--- BEGIN Source material ---

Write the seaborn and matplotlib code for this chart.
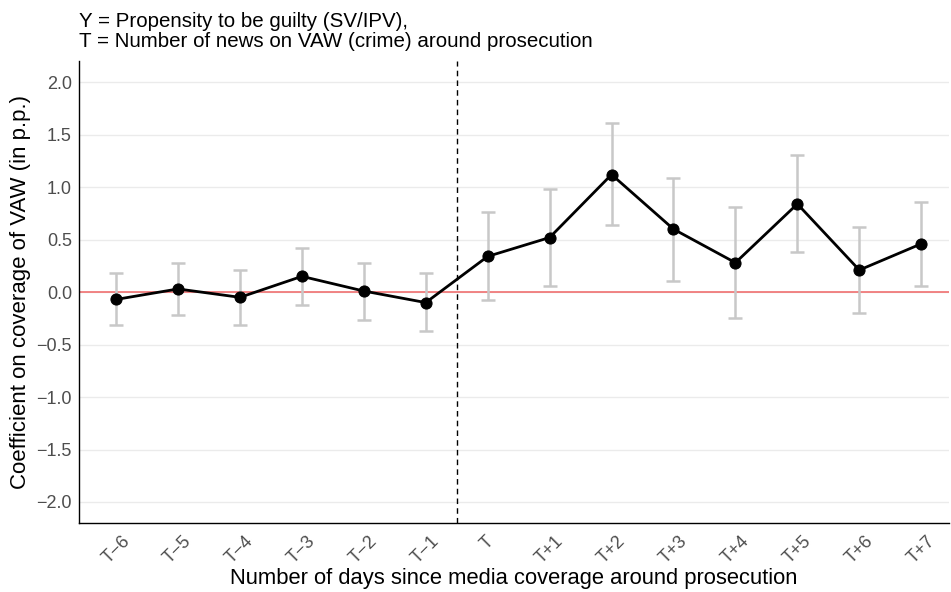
import pandas as pd
import matplotlib
matplotlib.use('Agg')
import matplotlib.pyplot as plt
import seaborn as sns

# Data
labels = ['T\u22126', 'T\u22125', 'T\u22124', 'T\u22123', 'T\u22122', 'T\u22121', 'T',
          'T+1', 'T+2', 'T+3', 'T+4', 'T+5', 'T+6', 'T+7']
coef = [-0.07, 0.03, -0.05, 0.15, 0.01, -0.10, 0.34,
        0.52, 1.12, 0.60, 0.28, 0.84, 0.21, 0.46]
ci_low = [-0.31, -0.22, -0.31, -0.12, -0.27, -0.37, -0.08,
          0.06, 0.64, 0.11, -0.25, 0.38, -0.20, 0.06]
ci_high = [0.18, 0.28, 0.21, 0.42, 0.28, 0.18, 0.76,
           0.98, 1.61, 1.09, 0.81, 1.31, 0.62, 0.86]

data = pd.DataFrame({'pos': range(len(labels)), 'label': labels,
                     'coef': coef, 'lo': ci_low, 'hi': ci_high})

sns.set_style('whitegrid')
plt.rcParams['font.family'] = ['Liberation Sans', 'DejaVu Sans']

fig = plt.figure(figsize=(9.51, 5.92), dpi=100)
ax = fig.add_axes([0.083, 0.1166, 0.915, 0.780])

# Confidence intervals
ax.errorbar(data['pos'], data['coef'],
            yerr=[data['coef'] - data['lo'], data['hi'] - data['coef']],
            fmt='none', ecolor='#c8c8c8', elinewidth=1.8, capsize=5, capthick=1.8, zorder=2)

ax.axhline(0, color='#f07070', linewidth=1.2, zorder=1)
ax.axvline(5.5, color='black', linestyle=(0, (4, 3)), linewidth=1.0, zorder=1)

sns.lineplot(data=data, x='pos', y='coef', color='black', linewidth=2,
             marker='o', markersize=8, markeredgecolor='black', ax=ax, zorder=3)

ax.set_xlim(-0.6, 13.45)
ax.set_ylim(-2.2, 2.2)
ax.set_yticks([-2.0, -1.5, -1.0, -0.5, 0.0, 0.5, 1.0, 1.5, 2.0])
ax.set_yticklabels([f'{v:.1f}'.replace('-', '\u2212') for v in ax.get_yticks()])
ax.set_xticks(data['pos'])
ax.set_xticklabels(data['label'], rotation=45, ha='center')

ax.grid(axis='x', visible=False)
ax.grid(axis='y', color='#ebebeb', linewidth=1)
for side in ['top', 'right']:
    ax.spines[side].set_visible(False)
for side in ['left', 'bottom']:
    ax.spines[side].set_color('black')
    ax.spines[side].set_linewidth(1.0)

ax.tick_params(axis='both', colors='#4d4d4d', labelsize=13, length=0)
ax.tick_params(axis='x', pad=7)
ax.tick_params(axis='y', pad=5)

ax.set_xlabel('Number of days since media coverage around prosecution', fontsize=15.8,
              color='black', labelpad=1)
ax.set_ylabel('Coefficient on coverage of VAW (in p.p.)', fontsize=16, color='black',
              labelpad=4)
ax.set_title('Y = Propensity to be guilty (SV/IPV),\nT = Number of news on VAW (crime) around prosecution',
             loc='left', fontsize=14.8, color='black', linespacing=1.1, pad=10)

fig.savefig('out.png', dpi=100)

--- END Source material ---

» Job:
Omit each picture, then return all of the listing exactly as it stands.

» The reply:
Write the seaborn and matplotlib code for this chart.
import pandas as pd
import matplotlib
matplotlib.use('Agg')
import matplotlib.pyplot as plt
import seaborn as sns

# Data
labels = ['T\u22126', 'T\u22125', 'T\u22124', 'T\u22123', 'T\u22122', 'T\u22121', 'T',
          'T+1', 'T+2', 'T+3', 'T+4', 'T+5', 'T+6', 'T+7']
coef = [-0.07, 0.03, -0.05, 0.15, 0.01, -0.10, 0.34,
        0.52, 1.12, 0.60, 0.28, 0.84, 0.21, 0.46]
ci_low = [-0.31, -0.22, -0.31, -0.12, -0.27, -0.37, -0.08,
          0.06, 0.64, 0.11, -0.25, 0.38, -0.20, 0.06]
ci_high = [0.18, 0.28, 0.21, 0.42, 0.28, 0.18, 0.76,
           0.98, 1.61, 1.09, 0.81, 1.31, 0.62, 0.86]

data = pd.DataFrame({'pos': range(len(labels)), 'label': labels,
                     'coef': coef, 'lo': ci_low, 'hi': ci_high})

sns.set_style('whitegrid')
plt.rcParams['font.family'] = ['Liberation Sans', 'DejaVu Sans']

fig = plt.figure(figsize=(9.51, 5.92), dpi=100)
ax = fig.add_axes([0.083, 0.1166, 0.915, 0.780])

# Confidence intervals
ax.errorbar(data['pos'], data['coef'],
            yerr=[data['coef'] - data['lo'], data['hi'] - data['coef']],
            fmt='none', ecolor='#c8c8c8', elinewidth=1.8, capsize=5, capthick=1.8, zorder=2)

ax.axhline(0, color='#f07070', linewidth=1.2, zorder=1)
ax.axvline(5.5, color='black', linestyle=(0, (4, 3)), linewidth=1.0, zorder=1)

sns.lineplot(data=data, x='pos', y='coef', color='black', linewidth=2,
             marker='o', markersize=8, markeredgecolor='black', ax=ax, zorder=3)

ax.set_xlim(-0.6, 13.45)
ax.set_ylim(-2.2, 2.2)
ax.set_yticks([-2.0, -1.5, -1.0, -0.5, 0.0, 0.5, 1.0, 1.5, 2.0])
ax.set_yticklabels([f'{v:.1f}'.replace('-', '\u2212') for v in ax.get_yticks()])
ax.set_xticks(data['pos'])
ax.set_xticklabels(data['label'], rotation=45, ha='center')

ax.grid(axis='x', visible=False)
ax.grid(axis='y', color='#ebebeb', linewidth=1)
for side in ['top', 'right']:
    ax.spines[side].set_visible(False)
for side in ['left', 'bottom']:
    ax.spines[side].set_color('black')
    ax.spines[side].set_linewidth(1.0)

ax.tick_params(axis='both', colors='#4d4d4d', labelsize=13, length=0)
ax.tick_params(axis='x', pad=7)
ax.tick_params(axis='y', pad=5)

ax.set_xlabel('Number of days since media coverage around prosecution', fontsize=15.8,
              color='black', labelpad=1)
ax.set_ylabel('Coefficient on coverage of VAW (in p.p.)', fontsize=16, color='black',
              labelpad=4)
ax.set_title('Y = Propensity to be guilty (SV/IPV),\nT = Number of news on VAW (crime) around prosecution',
             loc='left', fontsize=14.8, color='black', linespacing=1.1, pad=10)

fig.savefig('out.png', dpi=100)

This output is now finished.